Key Takeaways
- Doximity shares surged Friday morning after the company’s second quarter results and outlook for the rest of its fiscal year beat estimates.
- The company said over 600,000 medical professionals used its networking and productivity tools in the quarter.
- Doximity’s third-quarter revenue projections beat estimates, and the company lifted its full-year outlook for revenue.
Doximity (DOCS) shares jumped nearly 40% in premarket trading Friday after the medical tech company’s earnings and outlook came in above what analysts expected.
Doximity, which provides software tools for medical professionals, reported $136.8 million in revenue for the second quarter of fiscal 2025, a 20% increase from the same time last year and above the $128.4 million analysts had expected. Profits also beat estimates at $44.2 million, better than the $37.9 million analysts projected, according to estimates compiled by Visible Alpha.
CEO Jeff Tangney said the company’s “clinical workflow tools saw record use” in the quarter with over 600,000 users.

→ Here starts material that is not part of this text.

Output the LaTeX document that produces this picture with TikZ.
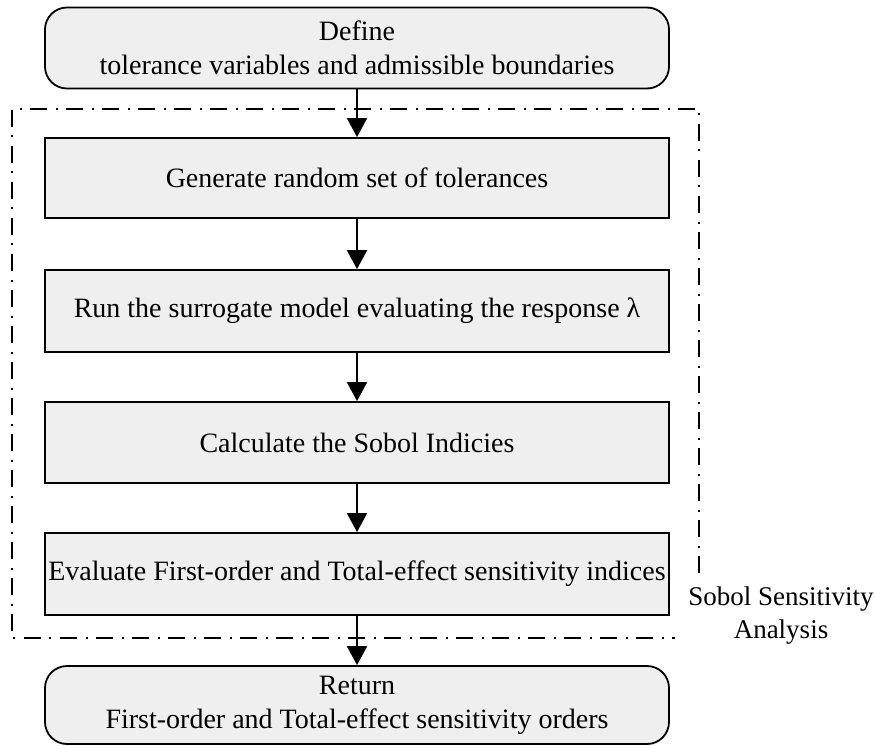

Doximity’s outlook is also fueling its rise Friday, as the company provided better-than-expected projections for the third quarter and lifted its full-year outlook. Third quarter revenue is projected between $152 million to $153 million, above the $142.7 million analysts had expected, with adjusted earnings before interest, taxes, depreciation, and amortization (EBITDA) between $83 million to $84 million, compared to the consensus projection of $69.65 million.
For the full year, Doximity lifted its revenue range to $535 million to $540 million, up from $514 million to $523 million previously.
Shares were up 38.6% to $60.19 Friday morning, putting Doximity on track for its highest opening price since March 2022.